Sunday, January 16, 2011

Toujours Siam


21 years ago I sold a 5-FSI1 Round Brilliant Diamond to a woman from Florida. She was purchasing the ring for her mother. When asked to ship the present to Miami Beach via Fedex, my boss refused to accommodate the woman's request, fearing the diamond might get lost in transit. The customer was driven to tears by his harsh manner and his son, Richie Boy, berated his 62 year-old father for his intransigence. The sale was on the line. My commish was $4000. Manny finally relented after several hours, cursing us out and saying once the woman left the exchange, "You guys are soft as shit. She was only crying to get her way. Women are good that way."

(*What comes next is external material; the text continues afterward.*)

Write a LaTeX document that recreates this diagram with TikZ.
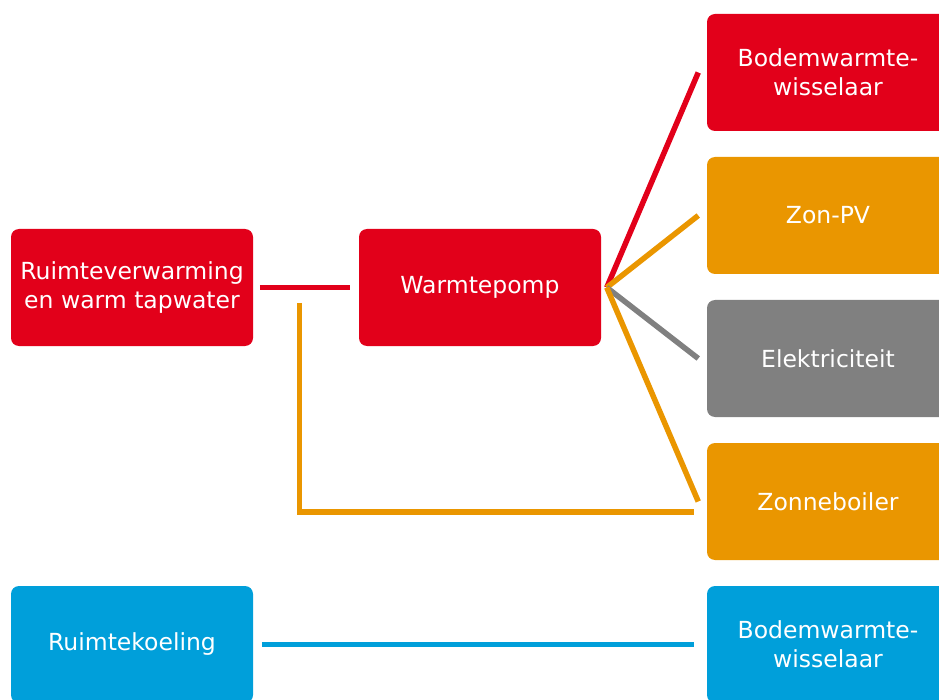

Manny's harsh assessment was the direct descendant of Cato's famous quote, "When a woman weeps, she is setting traps with her tears."

I had seen enough women cry to know both Manny and Cato were right, but decided to celebrate the sale with a trip around the world. I had read an advertisement in the Sunday NY Times from PanExpress Travel.

$1350 for flights from JFK to LA to Honolulu to Biak to Bali then travel by train to Jakarta and fly to Sumatra across the Malacca Straits to Malaysia to catch a train to Thailand and then up into Nepal for a trek in the Himalayas before straight-lining through Paris and London to New York.

"How long you going for?" Richie Boy asked a week prior to my departure.

"Five to six months." I was planning on writing a book on pornography in LA. It was based on my cousin Sherri's life in film. She had starred in over 2000 XXX movies. Every male in America knew her name.

"There's no way your job going to be here when you get back." Richie Boy and I went back to my years as a doorman at a punk disco on West 62nd Street. Our friendship of twenty years meant nothing on 47th Street. He had a business to run.

"I wouldn't expect it to be." The title of my novel was NORTH NORTH HOLLYWOOD. It was bound for the NY Times bestseller list. I'd never have to work as a wage slave again.

I sublet my apartment to a Swedish male nurse. Scandinavians were very dependable and my profit on the sublet was $300/month. I bought a Rough Guide book for South East Asia on the way to JFK. The Lonely Planet travel books said that a backpacker could live on $10/day. My budget was $40/day. The money from my subleasee was my beer budget. The guidebooks said beer was cheap out East.

And they weren't wrong.

I bought big bottles of beer for everyone on the route. I celebrated St. Patrick's Day in Bali with a marching Legong band. Dawn on the rim of Mt. Bromo. Smoking pot on the shores of Sumatra's Lake Toba. Drinking whiskey with Chinese whores in Malaysia. The entire trip had been an eye-opener and I boarded a train north for Thailand opposite Penang in Georgetown. A German woman was my company. We were just friends headed for the fabled beaches of Koh Samui.

Palm trees, white sands, and gin=clear water.

Ilsa and I got off the train in Surathani around midnight. The last ferry had left the harbor 30 minutes earlier. Most of the backpackers were sleeping on the pier. Ilsa and I taxied off to a hotel.

$20/night for an aircon room with TV.

A host of beautiful bargirls greeted my entrance to the lobby with cries of 'hey, handsome'. They sounded like they really meant it and I abandoned Ilsa who wanted to catch the dawn ferry to Koh Samui.

"I'm just going to have a beer." I was 38. My wallet was filled with baht. Three of the girls looked like Suzie Wong. I went upstairs with one of them. Her name was Porn. We stayed together five days. She actually cried when I finally headed over to Koh Samui.

Thailand really was a paradise and I'm there now.

A quick trip to see my wife, Mem, and our son, Fenway. I just asked her if I was handsome.

"Sure, you handsome, like your son." She loves her kids and me some of the time. Mostly when I'm here, even if it's for a short time, because Richie Boy and Manny are waiting in New York. For all their talk I always have my job and Thailand is always paradise.

The Thai word for Eden is sa-wan. Of course na-lok is the word for hell. And I've been in hell here too, but not today.